When working with the Pythagorean Theorem, reaching the stage of a radical expression is quite common. A radical expression involves roots, most frequently square roots. In their raw form, these expressions can seem complex and unwieldy. Simplifying them is both an aesthetic choice and a practical necessity for further mathematical operations or comparisons.

To achieve a simplified radical form, we work to make the number under the radical as small as possible by factoring out perfect squares. Take, for example, \(\sqrt{45}\). This expression can be factored into \(\sqrt{9\times5}\). Since 9 is a perfect square, we can take its square root out of the radical, which is 3, leaving us with \(3\sqrt{5}\). This is now in simplified radical form—considerably neater and easier to work with, especially in equations or further mathematical procedures. It is important to note that simplification does not alter the value of the number; it simply presents it in its most reduced form.

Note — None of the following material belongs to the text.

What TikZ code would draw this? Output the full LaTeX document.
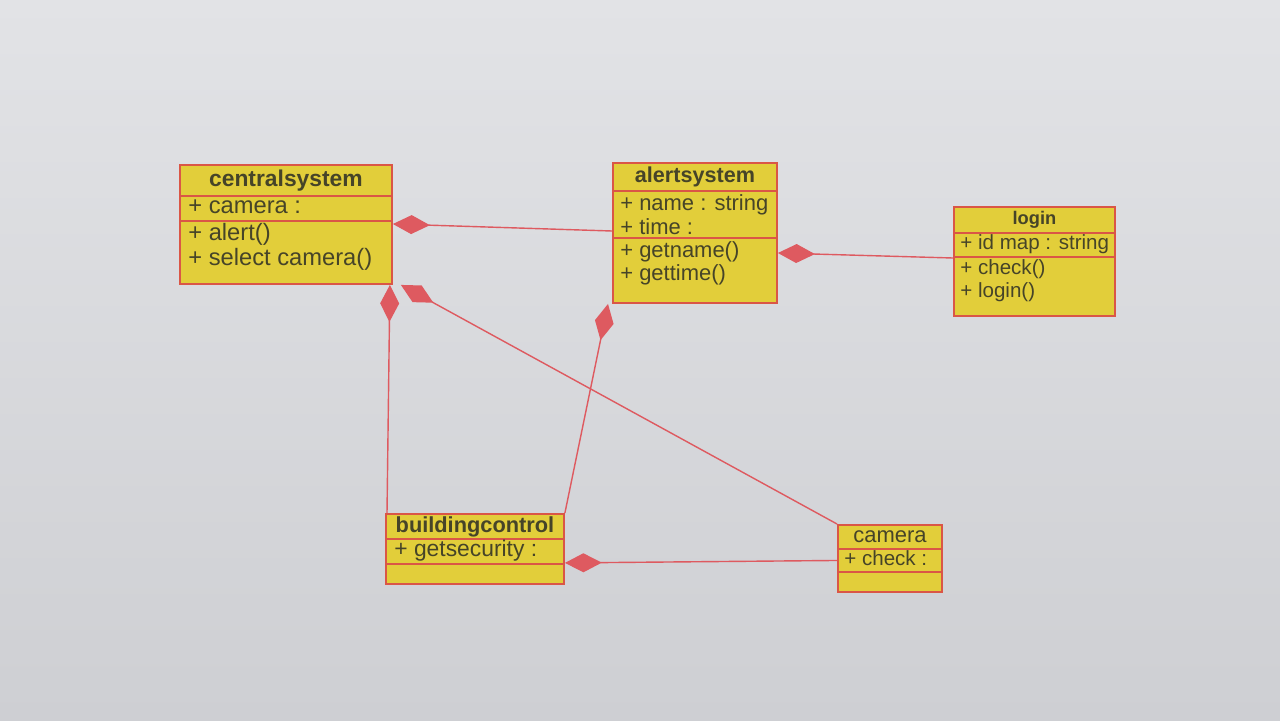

Square roots evoke the concept of undoing a square. If you square a number, say 4, you get 16. To return to the original number, you take the square root of 16. This is the essence of the square root property: if \(x^2 = y\), then \(x = \pm\sqrt{y}\). The \(\pm\) symbol is included because both the positive and negative values of \(x\) will yield \(y\) when squared. The positive value is known as the principal square root.

When applying this property to solve for the hypotenuse in a right triangle using the Pythagorean Theorem, we only consider the principal square root because a length cannot be negative. For our rectangular park example, to find the length of the diagonal, we took the principal square root of the sum of the squares of its sides, leading to \(\sqrt{45}\) or more simply, in its simplified form as \(3\sqrt{5}\) miles.

In standard form, expressions can be quite exact but not always intuitive or convenient for everyday usage. This is where decimal approximation becomes handy. It allows us to express numbers, including those in radical form, as decimals which are more familiar and easily comparable.

The process of finding a decimal approximation typically involves a calculator, where the square root function can give us a number in decimal form. In our example, calculating the decimal approximation of \(3\sqrt{5}\) provides us with 6.7 miles. This value is easier to grasp and use in everyday contexts, like estimating the time it would take to walk the diagonal of the park. When approximating to the nearest tenth, we maintain a balance between accuracy and simplicity, making the result both useful and precise enough for practical situations.